Sorry for the lengthy question, pretty much the whole text is the standard derivation of the solution of the KG equation which I included to illustrate my doubts, and some questions are at the end. The Klein-Gordon equation is
$$ (\partial^2+m^2)\phi(x)=0\tag{1}$$ where $\partial^2=\partial_\mu\partial^\mu$. Taking a Fourier transform of $\phi$
$$\phi(x)=\int \frac{d^4 k}{(2\pi)^4}\phi(k)e^{ikx} \tag{2}$$
and inserting it into the equation we have
$$ \int \frac{d^4 k}{(2\pi)^4}(k^2-m^2)\phi(k)e^{ikx}=0\tag{3}$$
which implies
$$(k^2-m^2)\phi(k)=0 \implies \phi(k)=2\pi f(k)\delta(k^2-m^2) \tag{4}$$
for some function $f$. Define $\omega=\sqrt{\mathbf{k}^2+m^2}$ where $k=(k_0, \mathbf{k}$), then $$\delta(k^2-m^2)=\frac{1}{2\omega}\left[\delta(k_0-\omega)+\delta(k_0+\omega)\right]\tag{5}$$
And our solution becomes
$$\phi(x)=\int \frac{d^4 k}{(2\pi)^3}\frac{1}{2\omega}\left[\delta(k_0-\omega)+\delta(k_0+\omega)\right]f(k)e^{ikx}\tag{6}$$
performing the integration on $k_0$
$$\phi(x)=\int \frac{d^3 k}{(2\pi)^3}\frac{1}{2\omega}(f(\omega,\mathbf{k})e^{i\mathbf{k}\cdot\mathbf{x}+i\omega t}+f(-\omega,\mathbf{k})e^{i\mathbf{k}\cdot\mathbf{x}-i\omega t})\tag{7}$$
In the second term, we can change variable $\mathbf{k}\rightarrow-\mathbf{k}$ and get
$$\phi(x)=\int \frac{d^3 k}{(2\pi)^3}\frac{1}{2\omega}(f(\omega,\mathbf{k})e^{i\mathbf{k}\cdot\mathbf{x}+i\omega t}+f(-\omega,-\mathbf{k})e^{-i\mathbf{k}\cdot\mathbf{x}-i\omega t})\tag{8}$$
Now: all the sources I can find go on and impose that the field must be real, and write something like
$$\phi(x)=\int \frac{d^3 k}{(2\pi)^3}\frac{1}{2\omega}(a(\omega,\mathbf{k})e^{i\mathbf{k}\cdot\mathbf{x}+i\omega t}+a^\dagger(\omega,\mathbf{k})e^{-i\mathbf{k}\cdot\mathbf{x}-i\omega t})\tag{9}$$
and this is presented as the "general solution to the Klein-Gordon equation"
Questions:
Why should we impose that the field is real, i.e. $f(-\omega, -\mathbf{k})=f(\omega, \mathbf{k})^\dagger$? I see no mathematical reason to do so, and I don't see why a complex field would pose physical problems. I know about the harmonic oscillator interpretation, but I'd say that this interpretation is a consequence of the fact that the field is real and not vice versa. Why do we eliminate complex field solutions?

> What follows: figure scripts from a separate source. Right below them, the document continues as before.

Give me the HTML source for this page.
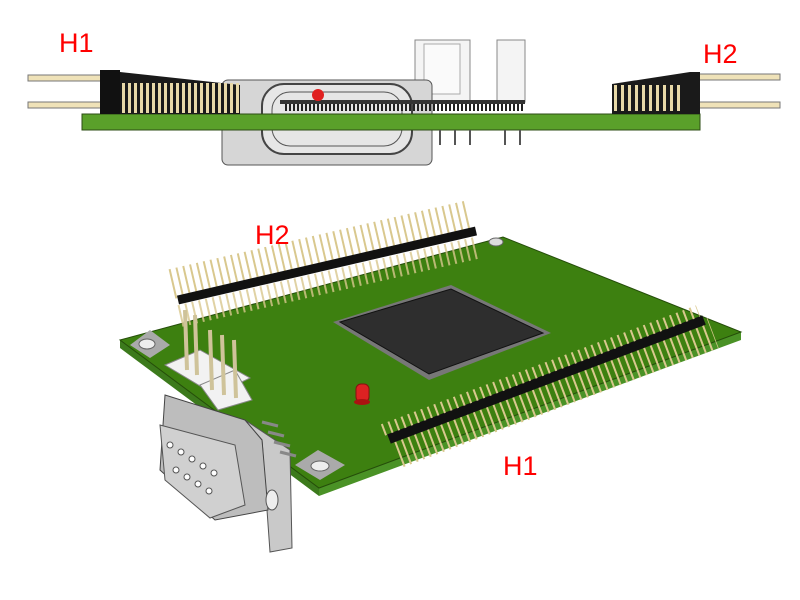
<!DOCTYPE html>
<html><head><style>
html,body{margin:0;padding:0;background:#fff;width:800px;height:600px;overflow:hidden}
svg{display:block}
text{font-family:"Liberation Sans",sans-serif;fill:#f00}
</style></head><body>
<svg width="800" height="600" viewBox="0 0 800 600">
<!-- TOP VIEW -->
<rect x="415" y="40" width="55" height="62" fill="#f4f4f4" stroke="#888"/>
<rect x="424" y="44" width="36" height="50" fill="#fafafa" stroke="#aaa"/>
<rect x="497" y="40" width="28" height="62" fill="#f4f4f4" stroke="#888"/>
<rect x="222" y="80" width="210" height="85" rx="6" fill="#d6d6d6" stroke="#555"/>
<rect x="262" y="84" width="150" height="70" rx="22" fill="#e6e6e6" stroke="#444" stroke-width="2"/>
<rect x="272" y="92" width="130" height="54" rx="18" fill="none" stroke="#555"/>
<line x1="285" y1="106" x2="525" y2="106" stroke="#222" stroke-width="10" stroke-dasharray="2 2"/>
<rect x="280" y="100" width="245" height="4" fill="#333"/>
<circle cx="318" cy="95" r="6" fill="#e02020"/>
<rect x="82" y="114" width="618" height="16" fill="#5aa02a" stroke="#2d4d15"/>
<g stroke="#555" stroke-width="2">
<line x1="440" y1="130" x2="440" y2="145"/><line x1="455" y1="130" x2="455" y2="145"/><line x1="470" y1="130" x2="470" y2="145"/>
<line x1="505" y1="130" x2="505" y2="145"/><line x1="520" y1="130" x2="520" y2="145"/>
</g>
<g stroke="#777" stroke-width="1">
<rect x="28" y="75" width="74" height="6" fill="#efe2b8"/>
<rect x="28" y="102" width="74" height="6" fill="#efe2b8"/>
<rect x="690" y="74" width="90" height="6" fill="#efe2b8"/>
<rect x="690" y="102" width="90" height="6" fill="#efe2b8"/>
</g>
<polygon points="100,70 120,72 240,85 240,114 100,114" fill="#1a1a1a"/>
<line x1="122" y1="98" x2="240" y2="98" stroke="#e8d9a8" stroke-width="30" stroke-dasharray="3 3"/>
<rect x="100" y="70" width="20" height="44" fill="#111"/>
<polygon points="612,84 690,72 700,72 700,114 612,114" fill="#1a1a1a"/>
<line x1="614" y1="98" x2="680" y2="98" stroke="#e8d9a8" stroke-width="26" stroke-dasharray="3 4"/>
<text x="59" y="52" font-size="27">H1</text>
<text x="703" y="63" font-size="27">H2</text>

<!-- ISO VIEW -->
<polygon points="120,340 319,488 319,496 120,348" fill="#3c7a1c"/>
<polygon points="319,488 741,332 741,340 319,496" fill="#4a9226"/>
<polygon points="120,340 503,237 741,332 319,488" fill="#3d8010" stroke="#254d0a"/>
<polygon points="130,345 150,330 170,345 150,358" fill="#aaa"/>
<ellipse cx="147" cy="344" rx="8" ry="5" fill="#eee" stroke="#666"/>
<polygon points="295,465 318,450 345,465 320,480" fill="#aaa"/>
<ellipse cx="320" cy="466" rx="9" ry="5" fill="#eee" stroke="#666"/>
<ellipse cx="496" cy="242" rx="7" ry="4" fill="#ddd" stroke="#666"/>
<polygon points="333,322 451,285 551,333 429,380" fill="#777"/>
<polygon points="340,322 451,289 543,333 429,374" fill="#2e2e2e" stroke="#111"/>
<!-- H2 header -->
<line x1="172" y1="284" x2="470" y2="215" stroke="#d9c88e" stroke-width="30" stroke-dasharray="2 5"/>
<line x1="178" y1="300" x2="476" y2="231" stroke="#111" stroke-width="9"/>
<line x1="180" y1="316" x2="476" y2="248" stroke="#d9c88e" stroke-width="22" stroke-dasharray="2 5" opacity="0.8"/>
<polygon points="165,365 200,350 250,378 215,395" fill="#f2f2f2" stroke="#888"/>
<polygon points="200,385 235,370 252,400 218,410" fill="#f2f2f2" stroke="#888"/>
<g stroke="#cfc39a" stroke-width="4">
<line x1="185" y1="310" x2="187" y2="370"/><line x1="195" y1="315" x2="197" y2="375"/>
<line x1="210" y1="330" x2="212" y2="390"/><line x1="222" y1="335" x2="224" y2="395"/><line x1="234" y1="340" x2="236" y2="398"/>
</g>
<rect x="356" y="384" width="13" height="18" rx="5" fill="#d22" stroke="#811"/>
<ellipse cx="362" cy="402" rx="8" ry="3" fill="#a11"/>
<!-- H1 header -->
<line x1="398" y1="452" x2="713" y2="333" stroke="#d9c88e" stroke-width="32" stroke-dasharray="2 5"/>
<line x1="389" y1="439" x2="704" y2="320" stroke="#111" stroke-width="10"/>
<line x1="383" y1="430" x2="698" y2="311" stroke="#d9c88e" stroke-width="12" stroke-dasharray="2 5"/>
<!-- DB9 -->
<polygon points="245,420 290,450 292,548 270,552 262,440" fill="#c9c9c9" stroke="#555"/>
<polygon points="165,395 245,420 262,440 268,510 215,520 160,470" fill="#bdbdbd" stroke="#444"/>
<polygon points="160,425 235,445 245,505 210,518 165,480" fill="#d0d0d0" stroke="#555"/>
<g fill="#fff" stroke="#555">
<circle cx="170" cy="445" r="3"/><circle cx="181" cy="452" r="3"/><circle cx="192" cy="459" r="3"/><circle cx="203" cy="466" r="3"/><circle cx="214" cy="473" r="3"/>
<circle cx="176" cy="470" r="3"/><circle cx="187" cy="477" r="3"/><circle cx="198" cy="484" r="3"/><circle cx="209" cy="491" r="3"/>
</g>
<ellipse cx="272" cy="500" rx="6" ry="10" fill="#eee" stroke="#555"/>
<g stroke="#888" stroke-width="3">
<line x1="262" y1="422" x2="278" y2="426"/><line x1="268" y1="432" x2="284" y2="436"/><line x1="274" y1="442" x2="290" y2="446"/><line x1="280" y1="452" x2="296" y2="456"/>
</g>
<text x="255" y="244" font-size="27">H2</text>
<text x="503" y="475" font-size="27">H1</text>
</svg>
</body></html>
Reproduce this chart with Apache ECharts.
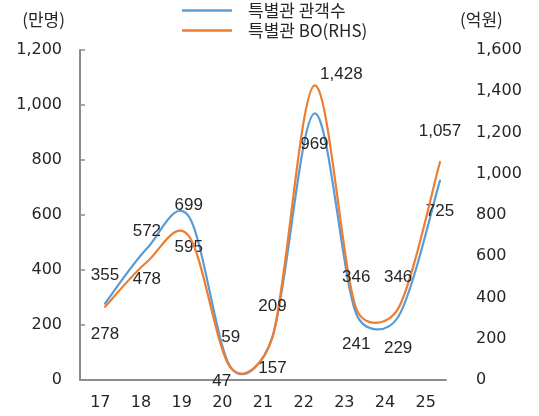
<!DOCTYPE html>
<html>
<head>
<meta charset="utf-8">
<script src="https://cdn.jsdelivr.net/npm/echarts@6/dist/echarts.min.js"></script>
<style>
  html, body { margin: 0; padding: 0; background: #fff; }
  #chart { width: 539px; height: 416px; }
</style>
</head>
<body>
<div id="chart"></div>
<script>
// Years (20xx) on the category axis
const years = ['17', '18', '19', '20', '21', '22', '23', '24', '25'];
// Premium-screen audience, 10k persons (left axis)
const audience = [278, 478, 595, 47, 157, 969, 241, 229, 725];
// Premium-screen box office, 100M KRW (right axis)
const boxOffice = [355, 572, 699, 59, 209, 1428, 346, 346, 1057];
// Axis ranges
const leftMax = 1200, rightMax = 1600, tickStep = 200;

const seriesNames = ['특별관 관객수', '특별관 BO(RHS)'];
const blue = '#5B9BD5', orange = '#ED7D31';
const axisGray = '#8c8c8c';
const txt = '#262626';
const numFont = 'DejaVu Sans';
const labelFont = 'Liberation Sans';
const fmt = v => Number(v).toLocaleString('en-US');

// Smoothed polyline through pixel points: cubic Bezier segments with
// Catmull-Rom style tangents (tension 1/6), each control arm limited
// to half of its segment length.
function smoothPath(pts) {
  const dist = (a, b) => Math.hypot(b[0] - a[0], b[1] - a[1]);
  let d = 'M' + pts[0][0] + ',' + pts[0][1];
  for (let i = 0; i < pts.length - 1; i++) {
    const p0 = pts[i - 1] || pts[i], p1 = pts[i], p2 = pts[i + 1], p3 = pts[i + 2] || pts[i + 1];
    const d02 = dist(p0, p2), d12 = dist(p1, p2), d13 = dist(p1, p3);
    const f0 = d02 > 0 ? Math.min(1 / 6, d12 / (2 * d02)) : 0;
    const f1 = d13 > 0 ? Math.min(1 / 6, d12 / (2 * d13)) : 0;
    const c1 = [p1[0] + f0 * (p2[0] - p0[0]), p1[1] + f0 * (p2[1] - p0[1])];
    const c2 = [p2[0] - f1 * (p3[0] - p1[0]), p2[1] - f1 * (p3[1] - p1[1])];
    d += ' C' + c1.join(',') + ' ' + c2.join(',') + ' ' + p2.join(',');
  }
  return d;
}

// Data labels sit this far above (-) or below (+) their point
const labelShift = 31;

function curveSeries(name, values, color, yAxisIndex, side, tweaks, z) {
  return {
    name: name, type: 'custom', coordinateSystem: 'cartesian2d',
    xAxisIndex: 1, yAxisIndex: yAxisIndex, z: z,
    itemStyle: { color: color },
    data: values.map((v, i) => [i, v]),
    renderItem: function (params, api) {
      const i = params.dataIndex;
      const pt = api.coord([i, values[i]]);
      const tw = tweaks[years[i]] || [0, 0];
      const children = [{
        type: 'text', z2: 10,
        x: pt[0] + tw[0], y: pt[1] + side * labelShift + tw[1],
        style: {
          text: fmt(values[i]), fill: txt, fontFamily: labelFont, fontSize: 17,
          align: 'center', verticalAlign: 'middle'
        }
      }];
      if (i === 0) {
        const pts = values.map((v, k) => api.coord([k, v]));
        children.push({
          type: 'path', z2: 1,
          shape: { pathData: smoothPath(pts) },
          style: { fill: 'none', stroke: color, lineWidth: 2.2, lineJoin: 'round', lineCap: 'round' }
        });
      }
      return { type: 'group', children: children };
    }
  };
}

const chart = echarts.init(document.getElementById('chart'));

chart.setOption({
  animation: false,
  backgroundColor: '#fff',
  legend: {
    orient: 'vertical',
    left: 182,
    top: 1,
    padding: 0,
    icon: 'rect',
    itemWidth: 50,
    itemHeight: 2.5,
    itemGap: 1,
    textStyle: { fontFamily: 'Noto Sans CJK KR', fontSize: 17, lineHeight: 19, color: txt, padding: [0, 0, 0, 11] },
    data: seriesNames
  },
  grid: [
    { left: 80, right: 93, top: 50, bottom: 36 },
    { left: 105, right: 99, top: 50, bottom: 36 }
  ],
  xAxis: [
    {
      type: 'category', gridIndex: 0, data: years, boundaryGap: true,
      axisLine: { lineStyle: { color: axisGray, width: 2 } },
      axisTick: { inside: true, length: 5, lineStyle: { color: axisGray, width: 1.5 } },
      axisLabel: { color: txt, fontFamily: numFont, fontSize: 16, margin: 15 }
    },
    { type: 'category', gridIndex: 1, data: years, boundaryGap: false, show: false }
  ],
  yAxis: [
    {
      type: 'value', gridIndex: 0, position: 'left', min: 0, max: leftMax, interval: tickStep,
      name: '(만명)', nameLocation: 'end', nameGap: 30,
      nameTextStyle: { fontFamily: 'Noto Sans CJK KR', fontSize: 17, color: txt, align: 'right', verticalAlign: 'middle', padding: [0, 15, 0, 0] },
      axisLine: { show: true, lineStyle: { color: axisGray, width: 2 } },
      axisTick: { show: true, inside: true, length: 5, lineStyle: { color: axisGray, width: 1.5 } },
      axisLabel: { color: txt, fontFamily: numFont, fontSize: 16, margin: 18, formatter: fmt },
      splitLine: { show: false }
    },
    {
      type: 'value', gridIndex: 0, position: 'right', min: 0, max: rightMax, interval: tickStep,
      name: '(억원)', nameLocation: 'end', nameGap: 30,
      nameTextStyle: { fontFamily: 'Noto Sans CJK KR', fontSize: 17, color: txt, align: 'left', verticalAlign: 'middle', padding: [0, 0, 0, 14] },
      axisLine: { show: false },
      axisTick: { show: false },
      axisLabel: { color: txt, fontFamily: numFont, fontSize: 16, margin: 30, formatter: fmt },
      splitLine: { show: false }
    },
    { type: 'value', gridIndex: 1, min: 0, max: leftMax, show: false, splitLine: { show: false } },
    { type: 'value', gridIndex: 1, min: 0, max: rightMax, show: false, splitLine: { show: false } }
  ],
  series: [
    // audience labels below the curve; the 2020 label nudged in toward the axis
    curveSeries(seriesNames[0], audience, blue, 2, 1, { '20': [-9, -17] }, 2),
    // box-office labels above the curve; the 2022 peak label set off to the right
    curveSeries(seriesNames[1], boxOffice, orange, 3, -1, { '22': [27, 20] }, 3)
  ]
});
</script>
</body>
</html>
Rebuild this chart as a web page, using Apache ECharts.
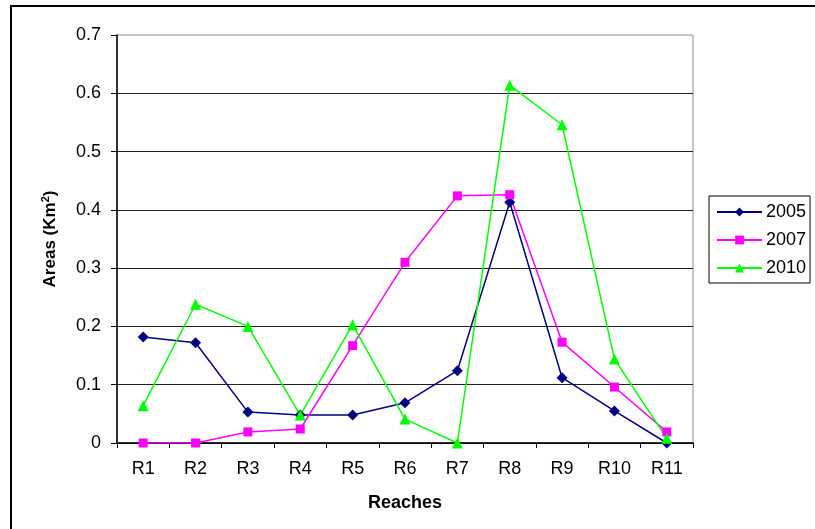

Are the $2\pi$ factors important? In equation $(4)$ I introduced a factor $2\pi$ just so that the final solution would coincide with the one given in standard sources, but again, I don't see another reason to add it (actually the whole "the solution must be a function times delta" is a bit sketchy, how to see this?)
Some give the solution with $\sqrt{\omega}$ instead of $\omega$ in the denominator (Peskin & Schroeder for instance) in analogy with the harmonic oscillator. To try and get this I thought of defining $a(\omega,k)=\sqrt{\omega}f(\omega,k)$ instead of $a(\omega,k)=f(\omega,k)$. Does this make sense? Do the two solutions have any physical difference?